Subway's advert for an apprentice sandwich artist in Newcastle upon Tyne has been labelled "disgraceful" and just a "low pay scam".
People were shocked when the fast food giant posted the five-day-a-week job on Indeed recruitment site offering the £2.73 hourly pay rate.
Although the amount meets the legal National Minimum Wage requirement for apprentices, the move has been criticised by the public and trade union Unite as not being generous enough.
Shaun Noble, a spokesman from Unite, told IBTimes UK: "It is the bare minimum, so not very generous. Unite would advocate a boost to the national minimum wage as a stepping stone to the 'living wage'.
"More generally, we have concerns about 'bogus' apprenticeships when some employers use apprenticeships when the job is suitable for a more qualified person."
The requirements for the job include having a positive outlook, being able to interact with customers and being good at making sandwiches.
The apprenticeship will enable 16 to 18-year-olds to complete their Level 2 NVQ Diploma in Hospitality Services as well as gain functional skills in Level 1 English and Maths.
But members of the public could not resist taking to Twitter to criticise the "so-called" apprenticeship and its low pay package.
The Department of Business Innovation and Skills said there have been more than 2.1 million apprenticeships created since 2010.
And although they have been heralded as a big success for the coalition government, critics suggest they are more target-oriented rather than actively solving the long-term problem of developing skills in sectors outside the traditional apprentice sectors.
Some small and medium-sized companies (SMEs) also believe they will not be able to reap the benefits from the apprenticeship scheme because they simply cannot afford to hire youngsters in the first place.
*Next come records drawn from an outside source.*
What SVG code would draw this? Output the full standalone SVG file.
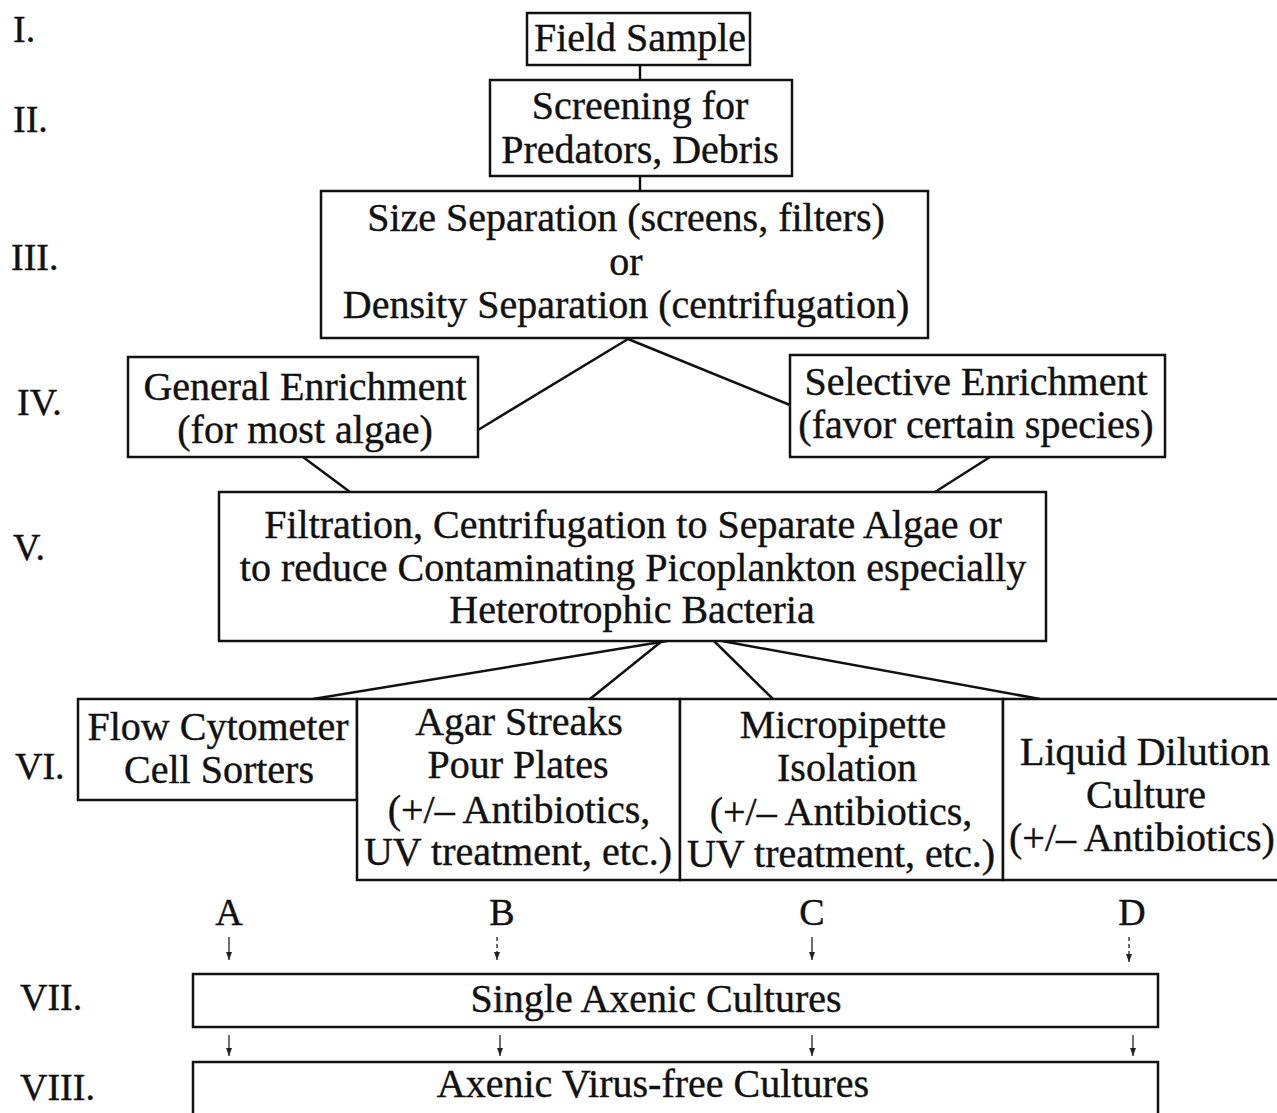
<svg xmlns="http://www.w3.org/2000/svg" width="1277" height="1113" viewBox="0 0 1277 1113">
<defs>
<style>
.box{fill:#fff;stroke:#111;stroke-width:2.5}
.ln{stroke:#111;stroke-width:2.5;fill:none}
.ar{stroke:#222;stroke-width:1.3;fill:none}
.t{font-family:"Liberation Serif","Times New Roman",serif;font-size:40px;fill:#111;stroke:#111;stroke-width:0.4;text-anchor:middle}
.r{font-family:"Liberation Serif","Times New Roman",serif;font-size:38px;fill:#111;stroke:#111;stroke-width:0.4}
.L{font-family:"Liberation Serif","Times New Roman",serif;font-size:38px;fill:#111;stroke:#111;stroke-width:0.4;text-anchor:middle}
</style>
<marker id="ah" viewBox="0 0 8 6" refX="8" refY="3" markerWidth="8" markerHeight="6" markerUnits="userSpaceOnUse" orient="auto">
<path d="M0,0 L8,3 L0,6 Z" fill="#222"/>
</marker>
</defs>
<rect width="1277" height="1113" fill="#fff"/>
<g id="levels">
<text class="r" x="13" y="42">I.</text>
<text class="r" x="13" y="132">II.</text>
<text class="r" x="11" y="270">III.</text>
<text class="r" x="17" y="415">IV.</text>
<text class="r" x="13" y="560">V.</text>
<text class="r" x="15" y="779">VI.</text>
<text class="r" x="20" y="1010">VII.</text>
<text class="r" x="20" y="1100">VIII.</text>
</g>
<g id="connectors">
<line class="ln" x1="640" y1="65" x2="640" y2="80"/>
<line class="ln" x1="640" y1="176" x2="640" y2="191"/>
<line class="ln" x1="628" y1="339" x2="478" y2="430"/>
<line class="ln" x1="628" y1="339" x2="790" y2="405"/>
<line class="ln" x1="303" y1="457" x2="350" y2="492"/>
<line class="ln" x1="990" y1="457" x2="935" y2="492"/>
<line class="ln" x1="667" y1="641" x2="313" y2="699"/>
<line class="ln" x1="662" y1="641" x2="590" y2="699"/>
<line class="ln" x1="714" y1="641" x2="773" y2="699"/>
<line class="ln" x1="722" y1="641" x2="1040" y2="699"/>
<line class="ar" x1="229" y1="937" x2="229" y2="960" marker-end="url(#ah)"/>
<line class="ar" x1="497" y1="937" x2="497" y2="960" stroke-dasharray="4,3" marker-end="url(#ah)"/>
<line class="ar" x1="812" y1="937" x2="812" y2="960" marker-end="url(#ah)"/>
<line class="ar" x1="1129" y1="937" x2="1129" y2="962" stroke-dasharray="4,3" marker-end="url(#ah)"/>
<line class="ar" x1="229" y1="1035" x2="229" y2="1056" marker-end="url(#ah)"/>
<line class="ar" x1="500" y1="1035" x2="500" y2="1056" marker-end="url(#ah)"/>
<line class="ar" x1="812" y1="1035" x2="812" y2="1056" marker-end="url(#ah)"/>
<line class="ar" x1="1133" y1="1035" x2="1133" y2="1056" marker-end="url(#ah)"/>
</g>
<g id="field-sample">
<rect class="box" x="527" y="13" width="223" height="52"/>
<text class="t" x="640" y="51">Field Sample</text>
</g>
<g id="screening">
<rect class="box" x="490" y="80" width="302" height="96"/>
<text class="t" x="640" y="119">Screening for</text>
<text class="t" x="640" y="163">Predators, Debris</text>
</g>
<g id="separation">
<rect class="box" x="321" y="191" width="607" height="147"/>
<text class="t" x="626" y="231">Size Separation (screens, filters)</text>
<text class="t" x="626" y="275">or</text>
<text class="t" x="626" y="318">Density Separation (centrifugation)</text>
</g>
<g id="general-enrichment">
<rect class="box" x="128" y="357" width="350" height="100"/>
<text class="t" x="305" y="400">General Enrichment</text>
<text class="t" x="305" y="443">(for most algae)</text>
</g>
<g id="selective-enrichment">
<rect class="box" x="790" y="355" width="375" height="102"/>
<text class="t" x="976" y="395">Selective Enrichment</text>
<text class="t" x="976" y="438">(favor certain species)</text>
</g>
<g id="filtration">
<rect class="box" x="219" y="492" width="827" height="149"/>
<text class="t" x="633" y="538">Filtration, Centrifugation to Separate Algae or</text>
<text class="t" x="633" y="581">to reduce Contaminating Picoplankton especially</text>
<text class="t" x="632" y="623">Heterotrophic Bacteria</text>
</g>
<g id="flow-cytometer">
<rect class="box" x="78" y="699" width="279" height="101"/>
<text class="t" x="218" y="740">Flow Cytometer</text>
<text class="t" x="219" y="783">Cell Sorters</text>
</g>
<g id="agar-streaks">
<rect class="box" x="357" y="699" width="323" height="181"/>
<text class="t" x="519" y="735">Agar Streaks</text>
<text class="t" x="518" y="778">Pour Plates</text>
<text class="t" x="519" y="823">(+/– Antibiotics,</text>
<text class="t" x="518" y="865">UV treatment, etc.)</text>
</g>
<g id="micropipette">
<rect class="box" x="680" y="699" width="323" height="181"/>
<text class="t" x="843" y="738">Micropipette</text>
<text class="t" x="847" y="781">Isolation</text>
<text class="t" x="841" y="825">(+/– Antibiotics,</text>
<text class="t" x="841" y="867">UV treatment, etc.)</text>
</g>
<g id="liquid-dilution">
<rect class="box" x="1003" y="699" width="290" height="181"/>
<text class="t" x="1145" y="765">Liquid Dilution</text>
<text class="t" x="1146" y="808">Culture</text>
<text class="t" x="1142" y="851">(+/– Antibiotics)</text>
</g>
<g id="route-labels">
<text class="L" x="229" y="925">A</text>
<text class="L" x="502" y="925">B</text>
<text class="L" x="812" y="925">C</text>
<text class="L" x="1132" y="925">D</text>
</g>
<g id="single-axenic">
<rect class="box" x="193" y="974" width="965" height="53"/>
<text class="t" x="656" y="1012">Single Axenic Cultures</text>
</g>
<g id="virus-free">
<rect class="box" x="193" y="1062" width="965" height="70"/>
<text class="t" x="653" y="1097">Axenic Virus-free Cultures</text>
</g>
</svg>
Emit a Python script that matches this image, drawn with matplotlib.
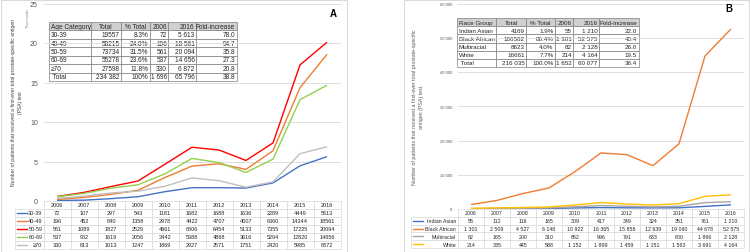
import numpy as np
import matplotlib.pyplot as plt
from matplotlib.patches import Rectangle
from matplotlib.ticker import FuncFormatter

years = ["2006", "2007", "2008", "2009", "2010", "2011", "2012", "2013", "2014", "2015", "2016"]

# panel A - age groups
age_groups = ["30-39", "40-49", "50-59", "60-69", "\u226570"]
age_30_39 = [72, 107, 297, 543, 1181, 1682, 1688, 1636, 2289, 4449, 5613]
age_40_49 = [196, 452, 840, 1358, 2978, 4422, 4707, 4007, 6360, 14344, 18561]
age_50_59 = [561, 1089, 1827, 2529, 4661, 6806, 6454, 5133, 7355, 17225, 20094]
age_60_69 = [537, 962, 1619, 2056, 3442, 5388, 4868, 3616, 5294, 12820, 14656]
age_70 = [330, 613, 1013, 1247, 1869, 2927, 2571, 1751, 2420, 5985, 6872]
age_colors = ["#4472c4", "#ed7d31", "#ff0000", "#92d050", "#bfbfbf"]

age_summary_cols = ["Age Category", "Total", "% Total", "2006", "2016", "Fold-increase"]
age_summary = [
    ["30-39", "19557", "8.3%", "72", "5 613", "78.0"],
    ["40-49", "58215", "24.8%", "196", "18 561", "94.7"],
    ["50-59", "73734", "31.5%", "561", "20 094", "35.8"],
    ["60-69", "55278", "23.6%", "537", "14 656", "27.3"],
    ["\u226570", "27598", "11.8%", "330", "6 872", "20.8"],
    [" Total", "234 382", "100%", "1 696", "65 796", "38.8"],
]

# panel B - race groups
race_groups = ["Indian Asian", "Black African", "Multiracial", "White"]
indian_asian = [55, 112, 116, 165, 309, 417, 349, 324, 351, 761, 1210]
black_african = [1301, 2509, 4527, 6148, 10922, 16365, 15858, 12639, 19060, 44678, 52575]
multiracial = [82, 165, 200, 310, 652, 996, 791, 633, 800, 1866, 2128]
white = [214, 335, 445, 588, 1152, 1899, 1459, 1151, 1563, 3691, 4164]
race_colors = ["#4472c4", "#ed7d31", "#a5a5a5", "#ffc000"]

race_summary_cols = ["Race Group", "Total", "% Total", "2006", "2016", "Fold-increase"]
race_summary = [
    ["Indian Asian", "4169", "1.9%", "55", "1 210", "22.0"],
    ["Black African", "186582", "86.4%", "1 301", "52 575", "40.4"],
    ["Multiracial", "8623", "4.0%", "82", "2 128", "26.0"],
    ["White", "16661", "7.7%", "214", "4 164", "19.5"],
    [" Total", "216 035", "100.0%", "1 652", "60 077", "36.4"],
]

plt.rcParams['font.family'] = ['Liberation Sans', 'DejaVu Sans']

W, H = 750, 253
fig = plt.figure(figsize=(W / 100, H / 100), dpi=100)


def px_axes(x0, x1, ytop, ybot):
    return fig.add_axes([x0 / W, (H - ybot) / H, (x1 - x0) / W, (ybot - ytop) / H])


def spaced(v):
    return f"{v:,.0f}".replace(",", " ")


def draw_panel(ax, series, names, colors, scale, ymax, step, fmt, tick_fs,
               leg_x0_px, ax_px, tbl_bottom_px, val_fmt, fs):
    x0, x1, ytop, ybot = ax_px
    x = np.arange(len(years))
    for s, c in zip(series, colors):
        ax.plot(x, np.array(s) / scale, color=c, lw=1.0, solid_capstyle='butt')
    ax.set_xlim(-0.5, len(years) - 0.5)
    ax.set_ylim(0, ymax)
    ax.set_yticks(np.arange(0, ymax + step / 2, step))
    ax.yaxis.set_major_formatter(FuncFormatter(fmt))
    ax.tick_params(axis='y', length=0, labelsize=tick_fs, labelcolor='#595959', pad=4)
    ax.set_xticks([])
    ax.grid(axis='y', color='#d9d9d9', lw=0.6)
    for sp in ax.spines.values():
        sp.set_visible(False)

    # data table under the chart
    wpx = x1 - x0
    hpx = ybot - ytop
    lx = (leg_x0_px - x0) / wpx
    th = (tbl_bottom_px - ybot) / hpx
    rows = [[""] + years]
    for n, s in zip(names, series):
        rows.append([n] + [val_fmt(v) for v in s])
    leg_w = x0 - leg_x0_px
    col_w = wpx / len(years)
    tb = ax.table(cellText=rows, colWidths=[leg_w] + [col_w] * len(years),
                  cellLoc='center', bbox=[lx, -th, 1 - lx, th])
    tb.auto_set_font_size(False)
    tb.set_fontsize(fs)
    nr = len(rows)
    for (r, c), cell in tb.get_celld().items():
        cell.set_edgecolor('#d9d9d9')
        cell.set_linewidth(0.5)
        cell.get_text().set_color('#262626')
        if c == 0:
            cell.get_text().set_ha('right')
            cell.PAD = 0.04
        if r == 0 and c == 0:
            cell.visible_edges = 'open'
    for i, col in enumerate(colors):
        yc = -(i + 1.5) * th / nr
        ax.plot([lx + 2 / wpx, lx + 12 / wpx], [yc, yc], color=col, lw=1.0,
                transform=ax.transAxes, clip_on=False)
    return tb


def summary_table(ax, cols, rows, bbox, widths, fs):
    tb = ax.table(cellText=rows, colLabels=cols, colWidths=widths, bbox=bbox,
                  cellLoc='right')
    tb.auto_set_font_size(False)
    tb.set_fontsize(fs)
    for (r, c), cell in tb.get_celld().items():
        cell.set_edgecolor('#7f7f7f')
        cell.set_linewidth(0.5)
        cell.PAD = 0.05
        t = cell.get_text()
        t.set_color('#262626')
        if r == 0:
            cell.set_facecolor('#d0d0d0')
            t.set_ha('left' if c == 0 else ('center' if c in (1, 2) else 'right'))
        elif c == 0:
            t.set_ha('left')
        else:
            t.set_ha('right')
    return tb


# panel frames
fig.add_artist(Rectangle((0.5 / W, 0.5 / H), 346.5 / W, 251.5 / H, transform=fig.transFigure,
                         fill=False, edgecolor='#d9d9d9', lw=0.7))
fig.add_artist(Rectangle((404 / W, 0.5 / H), 345 / W, 251.5 / H, transform=fig.transFigure,
                         fill=False, edgecolor='#d9d9d9', lw=0.7))

# ---- panel A
axA_px = (43.5, 340.5, 4.5, 202)
axA = px_axes(*axA_px)
draw_panel(axA, [age_30_39, age_40_49, age_50_59, age_60_69, age_70], age_groups, age_colors,
           1000, 25, 5, lambda v, p: f"{v:.0f}", 5, 15, axA_px, 250, lambda v: str(v), 4)
summary_table(axA, age_summary_cols, age_summary,
              [(49 - 43.5) / 297, (202 - 82) / 197.5, 188 / 297, 59 / 197.5],
              [42, 30, 29, 18, 28, 41], 4.7)
fig.text(28 / W, 1 - 18 / H, "Thousands", rotation=90, fontsize=3, color='#8c8c8c',
         ha='center', va='center')
fig.text(17 / W, 1 - 103 / H,
         "Number of patients that received a first-ever total prostate-specific antigen\n(PSA) test",
         rotation=90, fontsize=3.6, color='#404040', ha='center', va='center', linespacing=1.3)
fig.text(333 / W, 1 - 14 / H, "A", fontsize=7, fontweight='bold', ha='center', va='center')

# ---- panel B
axB_px = (458, 744, 4.5, 210)
axB = px_axes(*axB_px)
draw_panel(axB, [indian_asian, black_african, multiracial, white], race_groups, race_colors,
           1, 60000, 10000, lambda v, p: spaced(v), 3, 411, axB_px, 249, spaced, 3.8)
summary_table(axB, race_summary_cols, race_summary,
              [(457 - 458) / 286, (210 - 68) / 205.5, 182 / 286, 49 / 205.5],
              [39, 30, 29, 18, 26, 40], 4.5)
fig.text(418 / W, 1 - 107 / H,
         "Number of patients that received a first-ever total prostate-specific\nantigen (PSA) test",
         rotation=90, fontsize=3.8, color='#595959', ha='center', va='center', linespacing=1.3)
fig.text(729 / W, 1 - 9 / H, "B", fontsize=7, fontweight='bold', ha='center', va='center')

fig.savefig("out.png", dpi=100)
In January, Michael Mercieca, chief executive of Young Enterprise, said: "We don't know the detail yet, but it could be that there is a cash disincentive for employers to take this on – at the moment colleges are doing that."
A spokesperson from Subway told IBTimes UK: "Subway stores are independently owned and operated by franchisees who are responsible for all employment matters. All Subway franchisees must comply with employment law in all dealings with employees."